McCain-Palin is working out, too: "For Christian conservatives, who watched with dismay as their issues were ignored or trivialized during the long Republican primary, the surprise addition to the GOP ticket of a woman raised in a Pentecostal church, who once described herself as 'pro-life as any candidate can be,' has transformed an election many had come to regard with indifference," The Washington Post's Michael D. Shear and Juliet Eilperin write.
It's a new image: "With his selection of Alaska Gov. Sarah Palin as his running mate, John McCain is giving his campaign a political makeover: Rather than selling himself as a war hero with national security credentials, he is donning the mantle of the reformer," Robin Abcarian and Peter Wallsten write in the Los Angeles Times. "The new approach borrows a page from the playbook of Sen. Hillary Rodham Clinton, who late in the Democratic primary campaign framed herself as a hero of the struggling middle class."
It's exciting: "Thursday night, after Barack Obama's well-orchestrated, well-conceived and well-delivered acceptance speech in Denver, Republicans were demoralized," William Kristol writes in his New York Times column. "Twenty-four hours later, they were energized -- even exuberant. It's amazing what a bold vice-presidential pick who gives a sterling performance when she's introduced will do for a party's spirits."

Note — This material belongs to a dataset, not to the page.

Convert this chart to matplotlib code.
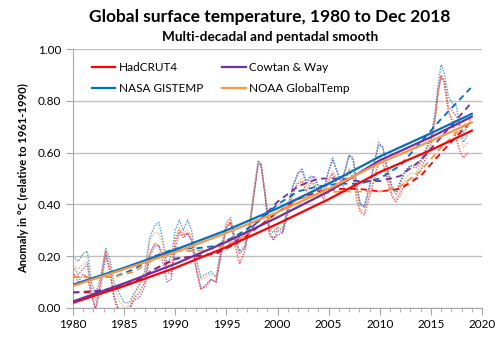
import matplotlib
matplotlib.use("Agg")
from matplotlib import pyplot as plt
from matplotlib.ticker import MultipleLocator, FormatStrFormatter

plt.rcParams['font.family'] = ['Lato', 'DejaVu Sans']

# pentadal-ish smooth (dotted)
t_dot = [1980.0, 1980.5, 1981.0, 1981.4, 1981.8, 1982.2, 1982.7, 1983.2, 1983.6, 1984.0,
         1984.5, 1985.0, 1985.5, 1986.0, 1986.5, 1987.0, 1987.5, 1988.0, 1988.4, 1988.8,
         1989.2, 1989.6, 1990.0, 1990.4, 1990.8, 1991.2, 1991.6, 1992.0, 1992.5, 1993.0,
         1993.5, 1994.0, 1994.5, 1995.0, 1995.4, 1995.8, 1996.3, 1996.8, 1997.3, 1997.7,
         1998.1, 1998.4, 1998.8, 1999.2, 1999.6, 2000.0, 2000.5, 2001.0, 2001.5, 2002.0,
         2002.4, 2002.8, 2003.2, 2003.6, 2004.0, 2004.5, 2005.0, 2005.4, 2005.8, 2006.2,
         2006.6, 2007.0, 2007.4, 2007.8, 2008.1, 2008.5, 2009.0, 2009.5, 2009.9, 2010.3,
         2010.7, 2011.2, 2011.6, 2012.0, 2012.5, 2013.0, 2013.5, 2014.0, 2014.5, 2015.0,
         2015.4, 2015.7, 2016.0, 2016.3, 2016.7, 2017.1, 2017.5, 2017.9, 2018.2, 2018.6]

had_dot = [0.14, 0.10, 0.13, 0.12, 0.05, 0.00, 0.10, 0.22, 0.14, 0.04,
           -0.02, -0.04, -0.01, 0.04, 0.06, 0.10, 0.21, 0.25, 0.24, 0.21,
           0.14, 0.13, 0.26, 0.30, 0.28, 0.29, 0.26, 0.16, 0.07, 0.09,
           0.11, 0.10, 0.21, 0.31, 0.33, 0.25, 0.17, 0.22, 0.32, 0.44,
           0.56, 0.56, 0.43, 0.28, 0.27, 0.28, 0.29, 0.36, 0.44, 0.48,
           0.49, 0.45, 0.48, 0.48, 0.45, 0.42, 0.49, 0.52, 0.48, 0.45,
           0.49, 0.53, 0.50, 0.41, 0.37, 0.36, 0.43, 0.50, 0.56, 0.56,
           0.50, 0.43, 0.41, 0.44, 0.48, 0.50, 0.50, 0.53, 0.58, 0.63,
           0.72, 0.83, 0.90, 0.87, 0.76, 0.72, 0.65, 0.60, 0.58, 0.60]

cw_dot = [0.16, 0.13, 0.15, 0.17, 0.06, -0.01, 0.08, 0.20, 0.15, 0.05,
          -0.01, -0.03, 0.00, 0.03, 0.04, 0.08, 0.20, 0.24, 0.24, 0.17,
          0.10, 0.11, 0.23, 0.29, 0.27, 0.29, 0.26, 0.16, 0.08, 0.08,
          0.11, 0.10, 0.22, 0.31, 0.33, 0.27, 0.21, 0.23, 0.32, 0.44,
          0.55, 0.55, 0.43, 0.30, 0.26, 0.30, 0.29, 0.38, 0.47, 0.52,
          0.53, 0.48, 0.50, 0.51, 0.47, 0.45, 0.53, 0.57, 0.53, 0.49,
          0.53, 0.59, 0.58, 0.46, 0.40, 0.39, 0.47, 0.57, 0.64, 0.62,
          0.54, 0.46, 0.44, 0.48, 0.53, 0.55, 0.55, 0.57, 0.61, 0.66,
          0.74, 0.84, 0.89, 0.88, 0.78, 0.76, 0.74, 0.70, 0.68, 0.70]

gis_dot = [0.20, 0.18, 0.21, 0.22, 0.10, 0.05, 0.12, 0.23, 0.19, 0.10,
           0.06, 0.02, 0.02, 0.06, 0.09, 0.14, 0.27, 0.32, 0.33, 0.26,
           0.17, 0.20, 0.30, 0.34, 0.30, 0.34, 0.30, 0.20, 0.12, 0.13,
           0.14, 0.12, 0.24, 0.33, 0.35, 0.28, 0.22, 0.24, 0.33, 0.45,
           0.57, 0.55, 0.44, 0.31, 0.29, 0.31, 0.30, 0.39, 0.47, 0.52,
           0.54, 0.49, 0.51, 0.50, 0.47, 0.45, 0.53, 0.58, 0.53, 0.48,
           0.53, 0.59, 0.57, 0.46, 0.40, 0.39, 0.47, 0.56, 0.63, 0.62,
           0.55, 0.47, 0.45, 0.49, 0.53, 0.55, 0.54, 0.56, 0.61, 0.66,
           0.75, 0.86, 0.94, 0.91, 0.82, 0.79, 0.78, 0.68, 0.64, 0.67]

noaa_dot = [0.17, 0.15, 0.17, 0.18, 0.08, 0.03, 0.11, 0.22, 0.17, 0.08,
            0.03, 0.00, 0.01, 0.05, 0.08, 0.13, 0.26, 0.29, 0.29, 0.24,
            0.16, 0.18, 0.27, 0.31, 0.29, 0.30, 0.28, 0.19, 0.11, 0.12,
            0.13, 0.12, 0.23, 0.32, 0.34, 0.27, 0.21, 0.24, 0.34, 0.46,
            0.56, 0.55, 0.44, 0.32, 0.30, 0.31, 0.31, 0.38, 0.45, 0.49,
            0.50, 0.47, 0.49, 0.48, 0.46, 0.44, 0.50, 0.53, 0.50, 0.47,
            0.50, 0.54, 0.52, 0.43, 0.38, 0.37, 0.44, 0.52, 0.58, 0.58,
            0.52, 0.44, 0.42, 0.46, 0.50, 0.52, 0.52, 0.55, 0.60, 0.65,
            0.73, 0.83, 0.89, 0.87, 0.77, 0.73, 0.72, 0.66, 0.62, 0.64]

# decadal smooth (dashed)
t_dash = [1980, 1982, 1984, 1986, 1988, 1990, 1992, 1994, 1996, 1998,
          2000, 2002, 2004, 2006, 2008, 2010, 2012, 2014, 2016, 2018.9]
had_dash = [0.06, 0.06, 0.07, 0.10, 0.15, 0.19, 0.20, 0.21, 0.25, 0.31,
            0.37, 0.42, 0.45, 0.46, 0.46, 0.45, 0.46, 0.51, 0.60, 0.72]
cw_dash = [0.06, 0.065, 0.075, 0.10, 0.15, 0.19, 0.20, 0.21, 0.26, 0.33,
           0.41, 0.47, 0.50, 0.50, 0.49, 0.49, 0.51, 0.57, 0.66, 0.79]
gis_dash = [0.12, 0.12, 0.12, 0.15, 0.20, 0.23, 0.23, 0.24, 0.28, 0.33,
            0.40, 0.45, 0.47, 0.48, 0.48, 0.50, 0.55, 0.64, 0.73, 0.85]
noaa_dash = [0.12, 0.12, 0.12, 0.14, 0.19, 0.22, 0.22, 0.23, 0.26, 0.31,
             0.37, 0.42, 0.44, 0.45, 0.45, 0.45, 0.47, 0.53, 0.62, 0.73]

# multi-decadal smooth (solid)
t_sol = [1980, 1985, 1990, 1995, 2000, 2005, 2010, 2015, 2019]
had_sol = [0.02, 0.085, 0.155, 0.235, 0.325, 0.42, 0.525, 0.61, 0.685]
cw_sol = [0.025, 0.095, 0.17, 0.255, 0.35, 0.45, 0.57, 0.66, 0.739]
gis_sol = [0.09, 0.155, 0.225, 0.30, 0.385, 0.48, 0.585, 0.675, 0.75]
noaa_sol = [0.085, 0.15, 0.215, 0.29, 0.37, 0.46, 0.56, 0.645, 0.717]

names = ["HadCRUT4", "Cowtan & Way", "NASA GISTEMP", "NOAA GlobalTemp"]
colors = ["#FF0000", "#7030A0", "#0070C0", "#F79646"]
dots = [had_dot, cw_dot, gis_dot, noaa_dot]
dashes = [had_dash, cw_dash, gis_dash, noaa_dash]
solids = [had_sol, cw_sol, gis_sol, noaa_sol]

fig = plt.figure(figsize=(5.0, 3.46), dpi=100)
ax = fig.add_axes([0.146, 0.110, 0.818, 0.748])

for d, c in zip(dots, colors):
    ax.plot(t_dot, d, color=c, lw=1.0, ls=(0, (1, 1)), alpha=0.7, zorder=2)
for d, c in zip(dashes, colors):
    ax.plot(t_dash, d, color=c, lw=1.3, ls=(0, (3.5, 2.5)), zorder=3)
lines = []
for d, c, n in zip(solids, colors, names):
    l, = ax.plot(t_sol, d, color=c, lw=1.6, zorder=4, label=n)
    lines.append(l)

ax.set_xlim(1980, 2020)
ax.set_ylim(0, 1.0)
ax.xaxis.set_major_locator(MultipleLocator(5))
ax.xaxis.set_minor_locator(MultipleLocator(1))
ax.yaxis.set_major_locator(MultipleLocator(0.2))
ax.yaxis.set_major_formatter(FormatStrFormatter('%.2f'))
ax.grid(axis='y', color='#BFBFBF', lw=1.0)
ax.set_axisbelow(True)
for s in ['top', 'right']:
    ax.spines[s].set_visible(False)
for s in ['left', 'bottom']:
    ax.spines[s].set_color('#A6A6A6')
ax.tick_params(axis='x', which='major', length=5, color='#A6A6A6', labelsize=8.5, pad=3)
ax.tick_params(axis='x', which='minor', length=3, color='#A6A6A6')
ax.tick_params(axis='y', length=5, color='#A6A6A6', labelsize=8.5)
ax.set_ylabel("Anomaly in °C (relative to 1961-1990)", fontsize=8, fontweight='bold', labelpad=6)

leg = ax.legend([lines[0], lines[2], lines[1], lines[3]],
                [names[0], names[2], names[1], names[3]],
                ncol=2, frameon=False, loc='upper left', bbox_to_anchor=(0.02, 0.99),
                fontsize=8.5, handlelength=2.0, handletextpad=0.3, columnspacing=1.6,
                labelspacing=0.8)

fig.text(0.54, 0.950, "Global surface temperature, 1980 to Dec 2018", ha='center', va='center',
         fontsize=12.5, fontweight='bold')
fig.text(0.54, 0.893, "Multi-decadal and pentadal smooth", ha='center', va='center',
         fontsize=9.8, fontweight='bold')

fig.savefig("out.png", dpi=100)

Hello, future: "By picking Palin, McCain has strengthened his reputation not as an ideologue, not as a partisan, but as a reformer -- ready to shake up Washington as his hero, Teddy Roosevelt, once did," David Broder writes in his column. "The Democrats' great advantage is that they are not responsible for the pain and frustration that many voters have suffered in the Bush years. But if McCain and Palin can shift the focus to the future, they may be able to appeal to the 'change' voters who will in the end decide the election."
They're loving her: "John McCain presented his new vice presidential running mate, Alaska Gov. Sarah Palin, to thousands of cheering Missouri supporters at a sun-drenched Sunday afternoon rally at the home of St. Charles County's minor league baseball team," Mark Schlinkmann and Michele Munz write in the St. Louis Post-Dispatch.
But who wants to cross this bridge? "Palin was for the Bridge to Nowhere before she was against it," Tom Kizzia writes in the Anchorage Daily News. "The Alaska governor campaigned in 2006 on a build-the-bridge platform, telling Ketchikan residents she felt their pain when politicians called them 'nowhere.' They're still feeling pain today in Ketchikan, over Palin's subsequent decision to use the bridge funds for other projects -- and over the timing of her announcement, which they say came in a pre-dawn press release that seemed aimed at national news deadlines.
"Public records and her own statements show that the Alaska governor was a supporter of the bridge from Ketchikan to Gravina Island (population 50), but flip-flopped last year in what her political foes have called a bid to catch McCain's eye," the New York Daily News' Richard Sisk writes.